=== Material ===
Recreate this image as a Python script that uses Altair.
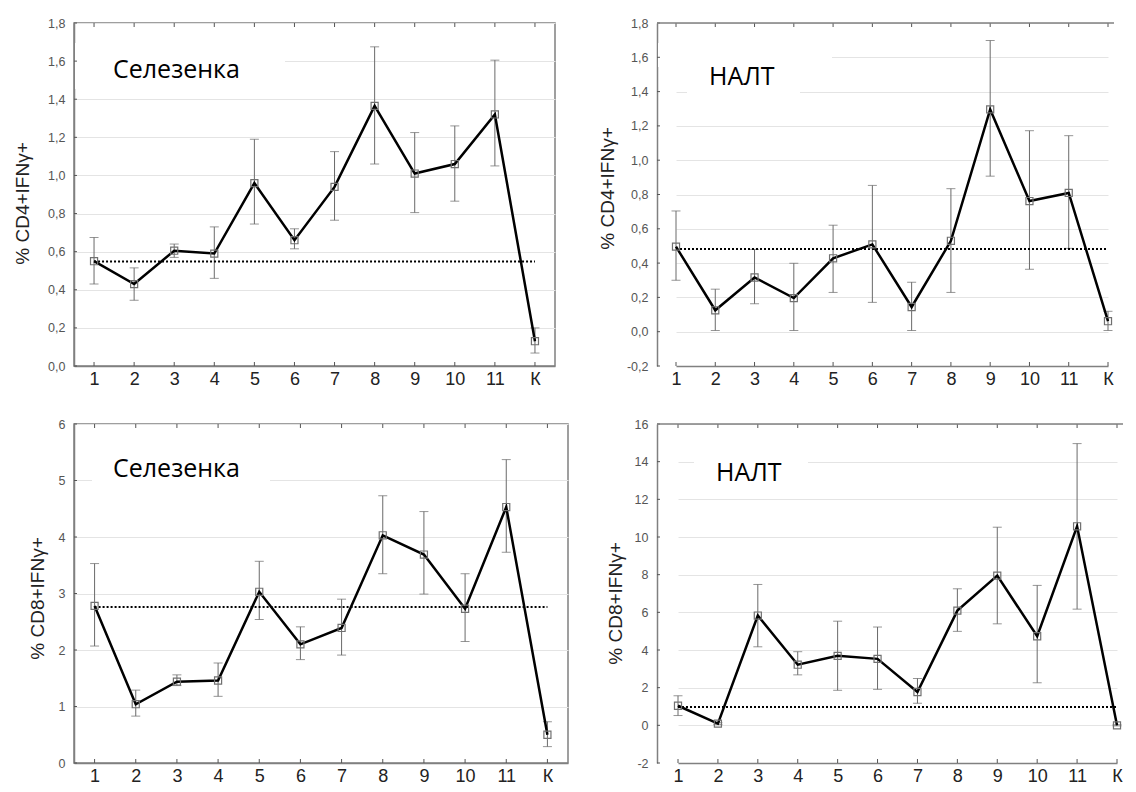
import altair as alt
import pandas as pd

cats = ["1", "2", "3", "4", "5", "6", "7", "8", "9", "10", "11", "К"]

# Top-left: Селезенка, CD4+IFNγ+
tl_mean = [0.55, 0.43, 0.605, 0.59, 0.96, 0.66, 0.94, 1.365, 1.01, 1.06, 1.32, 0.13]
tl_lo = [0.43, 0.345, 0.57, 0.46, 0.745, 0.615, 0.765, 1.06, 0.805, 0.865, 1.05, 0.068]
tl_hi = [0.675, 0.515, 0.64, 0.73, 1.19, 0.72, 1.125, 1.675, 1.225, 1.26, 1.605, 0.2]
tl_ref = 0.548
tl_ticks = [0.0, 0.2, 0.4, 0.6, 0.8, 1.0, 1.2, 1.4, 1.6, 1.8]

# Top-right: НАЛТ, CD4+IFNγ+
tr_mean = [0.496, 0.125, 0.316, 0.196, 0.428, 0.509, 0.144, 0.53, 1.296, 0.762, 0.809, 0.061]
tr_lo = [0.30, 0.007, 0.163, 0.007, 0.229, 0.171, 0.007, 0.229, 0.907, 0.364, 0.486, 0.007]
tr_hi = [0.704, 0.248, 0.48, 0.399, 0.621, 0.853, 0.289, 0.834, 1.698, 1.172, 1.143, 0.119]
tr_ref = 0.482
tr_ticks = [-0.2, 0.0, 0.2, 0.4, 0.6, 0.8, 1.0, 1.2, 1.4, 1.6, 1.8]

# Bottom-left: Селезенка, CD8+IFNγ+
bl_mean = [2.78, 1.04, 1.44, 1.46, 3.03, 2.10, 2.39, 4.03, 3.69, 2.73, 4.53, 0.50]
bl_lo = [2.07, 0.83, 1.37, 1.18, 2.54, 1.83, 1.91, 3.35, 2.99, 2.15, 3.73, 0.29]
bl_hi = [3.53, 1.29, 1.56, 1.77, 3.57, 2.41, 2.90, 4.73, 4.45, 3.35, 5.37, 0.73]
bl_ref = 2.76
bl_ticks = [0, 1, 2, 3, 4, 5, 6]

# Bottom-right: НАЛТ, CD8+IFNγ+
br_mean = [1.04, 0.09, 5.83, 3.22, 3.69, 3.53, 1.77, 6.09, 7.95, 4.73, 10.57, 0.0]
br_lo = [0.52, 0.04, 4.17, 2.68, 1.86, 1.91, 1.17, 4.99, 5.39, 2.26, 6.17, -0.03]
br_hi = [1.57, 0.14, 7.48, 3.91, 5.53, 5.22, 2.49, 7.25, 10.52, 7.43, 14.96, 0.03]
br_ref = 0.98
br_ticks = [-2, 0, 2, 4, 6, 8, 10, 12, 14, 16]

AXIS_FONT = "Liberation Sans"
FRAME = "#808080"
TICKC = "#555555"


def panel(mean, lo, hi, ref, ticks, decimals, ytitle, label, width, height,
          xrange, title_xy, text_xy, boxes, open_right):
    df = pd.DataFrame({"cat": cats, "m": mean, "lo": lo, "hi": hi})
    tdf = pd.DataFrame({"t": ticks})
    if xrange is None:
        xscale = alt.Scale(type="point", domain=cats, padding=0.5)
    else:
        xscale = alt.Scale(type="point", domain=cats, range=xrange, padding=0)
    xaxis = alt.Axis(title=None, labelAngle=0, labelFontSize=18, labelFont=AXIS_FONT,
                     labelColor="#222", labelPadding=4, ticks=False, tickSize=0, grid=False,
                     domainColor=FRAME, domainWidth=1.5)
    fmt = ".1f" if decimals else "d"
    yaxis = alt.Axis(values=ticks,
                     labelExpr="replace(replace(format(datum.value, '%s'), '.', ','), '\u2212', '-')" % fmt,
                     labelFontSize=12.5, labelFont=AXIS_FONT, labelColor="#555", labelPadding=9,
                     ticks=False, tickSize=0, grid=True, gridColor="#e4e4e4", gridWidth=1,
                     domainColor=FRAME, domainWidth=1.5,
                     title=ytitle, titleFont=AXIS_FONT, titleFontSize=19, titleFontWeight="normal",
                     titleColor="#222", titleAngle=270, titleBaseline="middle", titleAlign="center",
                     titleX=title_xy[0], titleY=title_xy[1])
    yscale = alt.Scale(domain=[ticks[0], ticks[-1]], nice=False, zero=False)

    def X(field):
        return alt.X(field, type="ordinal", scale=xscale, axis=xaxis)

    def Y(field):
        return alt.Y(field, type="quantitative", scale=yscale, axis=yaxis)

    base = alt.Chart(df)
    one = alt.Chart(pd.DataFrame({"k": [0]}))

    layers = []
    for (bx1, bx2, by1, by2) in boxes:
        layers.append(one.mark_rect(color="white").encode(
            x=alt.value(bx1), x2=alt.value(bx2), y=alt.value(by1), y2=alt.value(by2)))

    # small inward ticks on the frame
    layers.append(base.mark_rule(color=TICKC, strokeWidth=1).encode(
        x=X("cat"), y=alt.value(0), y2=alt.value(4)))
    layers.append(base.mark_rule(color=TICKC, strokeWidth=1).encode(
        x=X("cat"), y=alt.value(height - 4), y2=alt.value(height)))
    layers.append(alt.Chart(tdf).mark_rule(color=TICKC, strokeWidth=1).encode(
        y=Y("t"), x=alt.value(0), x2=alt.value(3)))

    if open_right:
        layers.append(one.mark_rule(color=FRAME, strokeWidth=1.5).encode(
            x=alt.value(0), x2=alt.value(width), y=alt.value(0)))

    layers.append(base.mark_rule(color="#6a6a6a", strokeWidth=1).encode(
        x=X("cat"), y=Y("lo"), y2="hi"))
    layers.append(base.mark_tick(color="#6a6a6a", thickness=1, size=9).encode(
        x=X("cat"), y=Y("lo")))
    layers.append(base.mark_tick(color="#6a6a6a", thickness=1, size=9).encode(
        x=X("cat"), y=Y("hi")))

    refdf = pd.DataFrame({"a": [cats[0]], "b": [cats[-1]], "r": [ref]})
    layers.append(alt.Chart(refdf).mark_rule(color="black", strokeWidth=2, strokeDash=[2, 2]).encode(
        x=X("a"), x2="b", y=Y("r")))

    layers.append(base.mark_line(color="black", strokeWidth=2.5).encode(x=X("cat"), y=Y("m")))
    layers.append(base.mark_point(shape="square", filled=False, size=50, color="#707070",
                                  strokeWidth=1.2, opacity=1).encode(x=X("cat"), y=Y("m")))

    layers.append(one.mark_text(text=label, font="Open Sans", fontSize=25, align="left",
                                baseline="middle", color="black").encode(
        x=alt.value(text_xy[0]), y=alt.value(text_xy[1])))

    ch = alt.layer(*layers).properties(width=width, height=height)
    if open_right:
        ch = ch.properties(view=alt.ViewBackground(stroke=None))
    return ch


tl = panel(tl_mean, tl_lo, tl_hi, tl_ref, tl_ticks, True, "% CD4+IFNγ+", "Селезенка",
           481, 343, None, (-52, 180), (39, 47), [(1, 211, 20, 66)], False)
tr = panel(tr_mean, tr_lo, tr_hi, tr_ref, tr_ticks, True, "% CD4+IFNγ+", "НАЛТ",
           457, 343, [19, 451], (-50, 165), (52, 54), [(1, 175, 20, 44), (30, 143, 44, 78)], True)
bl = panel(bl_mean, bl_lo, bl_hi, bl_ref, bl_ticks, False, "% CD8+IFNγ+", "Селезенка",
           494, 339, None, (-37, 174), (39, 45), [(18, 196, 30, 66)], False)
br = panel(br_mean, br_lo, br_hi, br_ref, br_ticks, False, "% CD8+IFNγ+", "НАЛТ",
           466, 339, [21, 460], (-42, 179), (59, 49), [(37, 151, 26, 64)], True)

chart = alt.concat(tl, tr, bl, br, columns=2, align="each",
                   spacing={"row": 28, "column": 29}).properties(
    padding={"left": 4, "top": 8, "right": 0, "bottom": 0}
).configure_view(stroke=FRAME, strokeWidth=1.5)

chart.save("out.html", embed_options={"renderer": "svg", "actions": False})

=== Written instruction ===
From the top of the listing above, repeat each line exactly until you reach the line containing "12, 14, 16]", and repeat that one too. Leave the pictures out.

=== Result for this exercise ===
Recreate this image as a Python script that uses Altair.
import altair as alt
import pandas as pd

cats = ["1", "2", "3", "4", "5", "6", "7", "8", "9", "10", "11", "К"]

# Top-left: Селезенка, CD4+IFNγ+
tl_mean = [0.55, 0.43, 0.605, 0.59, 0.96, 0.66, 0.94, 1.365, 1.01, 1.06, 1.32, 0.13]
tl_lo = [0.43, 0.345, 0.57, 0.46, 0.745, 0.615, 0.765, 1.06, 0.805, 0.865, 1.05, 0.068]
tl_hi = [0.675, 0.515, 0.64, 0.73, 1.19, 0.72, 1.125, 1.675, 1.225, 1.26, 1.605, 0.2]
tl_ref = 0.548
tl_ticks = [0.0, 0.2, 0.4, 0.6, 0.8, 1.0, 1.2, 1.4, 1.6, 1.8]

# Top-right: НАЛТ, CD4+IFNγ+
tr_mean = [0.496, 0.125, 0.316, 0.196, 0.428, 0.509, 0.144, 0.53, 1.296, 0.762, 0.809, 0.061]
tr_lo = [0.30, 0.007, 0.163, 0.007, 0.229, 0.171, 0.007, 0.229, 0.907, 0.364, 0.486, 0.007]
tr_hi = [0.704, 0.248, 0.48, 0.399, 0.621, 0.853, 0.289, 0.834, 1.698, 1.172, 1.143, 0.119]
tr_ref = 0.482
tr_ticks = [-0.2, 0.0, 0.2, 0.4, 0.6, 0.8, 1.0, 1.2, 1.4, 1.6, 1.8]

# Bottom-left: Селезенка, CD8+IFNγ+
bl_mean = [2.78, 1.04, 1.44, 1.46, 3.03, 2.10, 2.39, 4.03, 3.69, 2.73, 4.53, 0.50]
bl_lo = [2.07, 0.83, 1.37, 1.18, 2.54, 1.83, 1.91, 3.35, 2.99, 2.15, 3.73, 0.29]
bl_hi = [3.53, 1.29, 1.56, 1.77, 3.57, 2.41, 2.90, 4.73, 4.45, 3.35, 5.37, 0.73]
bl_ref = 2.76
bl_ticks = [0, 1, 2, 3, 4, 5, 6]

# Bottom-right: НАЛТ, CD8+IFNγ+
br_mean = [1.04, 0.09, 5.83, 3.22, 3.69, 3.53, 1.77, 6.09, 7.95, 4.73, 10.57, 0.0]
br_lo = [0.52, 0.04, 4.17, 2.68, 1.86, 1.91, 1.17, 4.99, 5.39, 2.26, 6.17, -0.03]
br_hi = [1.57, 0.14, 7.48, 3.91, 5.53, 5.22, 2.49, 7.25, 10.52, 7.43, 14.96, 0.03]
br_ref = 0.98
br_ticks = [-2, 0, 2, 4, 6, 8, 10, 12, 14, 16]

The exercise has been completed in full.